Washington, Aug 8: If Standard Poor’s downgrading of USA’s credit rating was bad news to many, then there is more in store as President Barack Obama’s former economic advisor believes that a new recession may just be lurking around the corner for American economy.
Lawrence Summers, the former economic advisor to US President Barack Obama, speaking with CNN in an interview said, “SP’s track record has been terrible, and as we have seen this weekend, its a arithmetic is worse. So, there’s nothing good to say about what they’ve done.”
He added, “But that’s not the large issue here. The large issue here is that the House majority played chicken with America’s credit worthiness, and America’s families are going to be the losers, losers in terms of higher interest rates on their mortgages, losers in terms of what this is going to mean for employment, that we’ve got critical economic problems.”

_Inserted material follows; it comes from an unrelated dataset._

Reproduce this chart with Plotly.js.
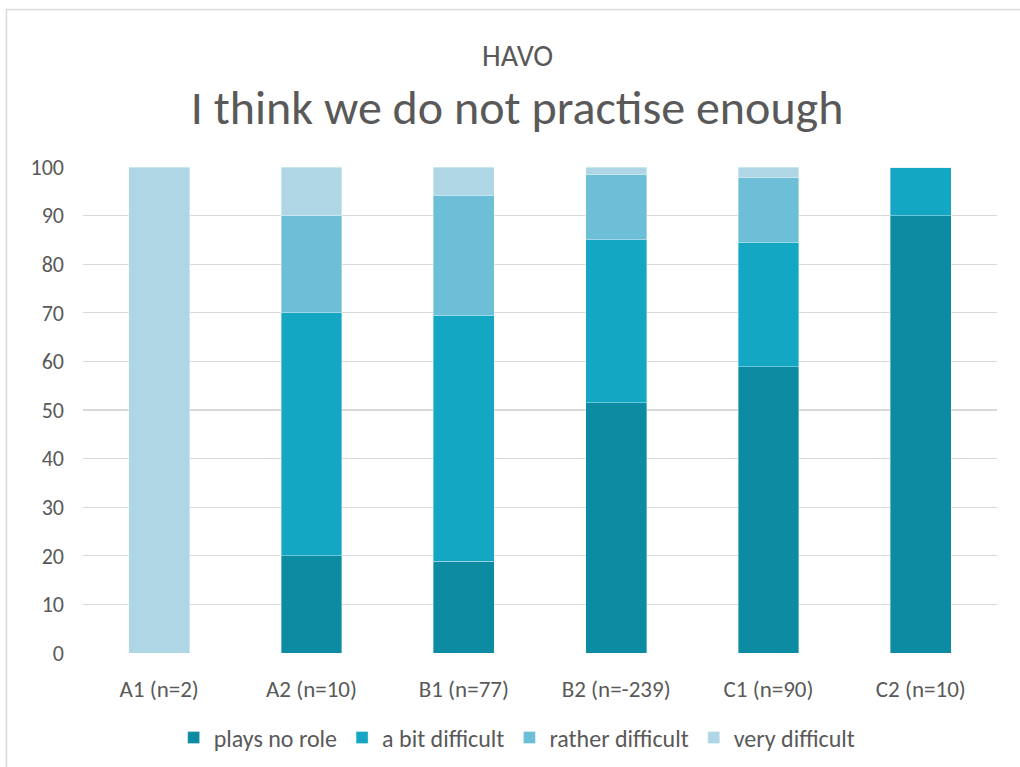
<!DOCTYPE html>
<html>
<head>
<meta charset="utf-8">
<script src="https://cdn.plot.ly/plotly-3.0.1.min.js"></script>
<style>
  html, body { margin: 0; padding: 0; background: #ffffff; }
  #chart { width: 1020px; height: 767px; }
</style>
</head>
<body>
<div id="chart"></div>
<script>
// Proficiency levels (with group sizes)
const levels = ['A1 (n=2)', 'A2 (n=10)', 'B1 (n=77)', 'B2 (n=-239)', 'C1 (n=90)', 'C2 (n=10)'];

// Share of answers per level, in percent
const playsNoRole      = [0,   20, 18.9, 51.5, 58.9, 90];
const aBitDifficult    = [0,   50, 50.6, 33.5, 25.6, 10];
const ratherDifficult  = [0,   20, 24.7, 13.4, 13.3, 0];
const veryDifficult    = [100, 10, 5.8,  1.6,  2.2,  0];

const seriesNames = ['plays no role', 'a bit difficult', 'rather difficult', 'very difficult'];
const seriesValues = [playsNoRole, aBitDifficult, ratherDifficult, veryDifficult];
const seriesColors = ['#0d8ba3', '#13a7c3', '#6cbfd7', '#aed6e5'];

const subtitleText = 'HAVO';
const titleText = 'I think we do not practise enough';

const fontFamily = 'Carlito, Lato, "Open Sans", sans-serif';
const textGrey = '#595959';

const traces = seriesNames.map((name, i) => ({
  type: 'bar',
  name: name,
  x: levels,
  y: seriesValues[i],
  marker: {
    color: seriesColors[i],
    line: { color: 'rgba(255,255,255,0.45)', width: 0.8 }
  },
  hoverinfo: 'x+y+name'
}));

const layout = {
  width: 1020,
  height: 767,
  barmode: 'stack',
  bargap: 0.6,
  paper_bgcolor: '#ffffff',
  plot_bgcolor: '#ffffff',
  margin: { l: 83, r: 23, t: 167, b: 114 },
  font: { family: fontFamily, color: textGrey, size: 22 },
  title: {
    text: titleText,
    x: 0.507,
    xanchor: 'center',
    xref: 'container',
    y: 0.8605,
    yref: 'container',
    yanchor: 'middle',
    font: { family: fontFamily, color: textGrey, size: 48 }
  },
  annotations: [
    {
      text: subtitleText,
      xref: 'paper',
      yref: 'paper',
      x: 0.475,
      y: 1.230,
      xanchor: 'center',
      yanchor: 'middle',
      showarrow: false,
      font: { family: fontFamily, color: textGrey, size: 30 }
    }
  ],
  xaxis: {
    type: 'category',
    showgrid: false,
    zeroline: false,
    showline: false,
    ticks: '',
    ticklabelstandoff: 20,
    automargin: false,
    tickfont: { size: 23, color: textGrey, family: fontFamily }
  },
  yaxis: {
    range: [0, 100],
    dtick: 10,
    showgrid: true,
    gridcolor: '#d9d9d9',
    gridwidth: 1.3,
    zeroline: false,
    showline: false,
    ticks: '',
    ticklabelstandoff: 18,
    tickfont: { size: 22, color: textGrey, family: fontFamily },
    automargin: false
  },
  legend: {
    orientation: 'h',
    x: 0.507,
    xref: 'container',
    xanchor: 'center',
    y: 0.0378,
    yref: 'container',
    yanchor: 'middle',
    traceorder: 'normal',
    itemwidth: 30,
    font: { size: 24, color: textGrey, family: fontFamily }
  },
  shapes: [
    {
      // chart area frame (left and top edges)
      type: 'path',
      xref: 'paper',
      yref: 'paper',
      path: 'M -0.0837 -0.5 L -0.0837 1.324 L 1.1 1.324',
      line: { color: '#d9d9d9', width: 1.5 }
    }
  ]
};

Plotly.newPlot('chart', traces, layout, { displayModeBar: false, staticPlot: true });
</script>
</body>
</html>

Insisting that the US now needs to find a balanced approach to make its way out of the economic mess, Summers said, “The critical economic problem of slow growth and lack of jobs, the critical economic problem of a long-run budget situation that needs to be adjusted and needs to be adjusted in a rational way, and we have to find balanced approached going forward. Balanced approaches to focus on the jobs deficit.”
Despite all the gloom surrounding the debt situation in the US economy, Summers remains confident that the debts will be paid of. He said, “Look SP said to sell, Warren Buffett said to buy. That should tell you something about the quality of US bonds.”
And added, “At the same time, this happened because SP was seeing what most Americans are feeling, which is unhappiness with the solutions that are coming out of congress for critical economic problems.”
It can be recalled that S P on Aug 5, for the first time downgraded the US credit rating from AAA to AA+.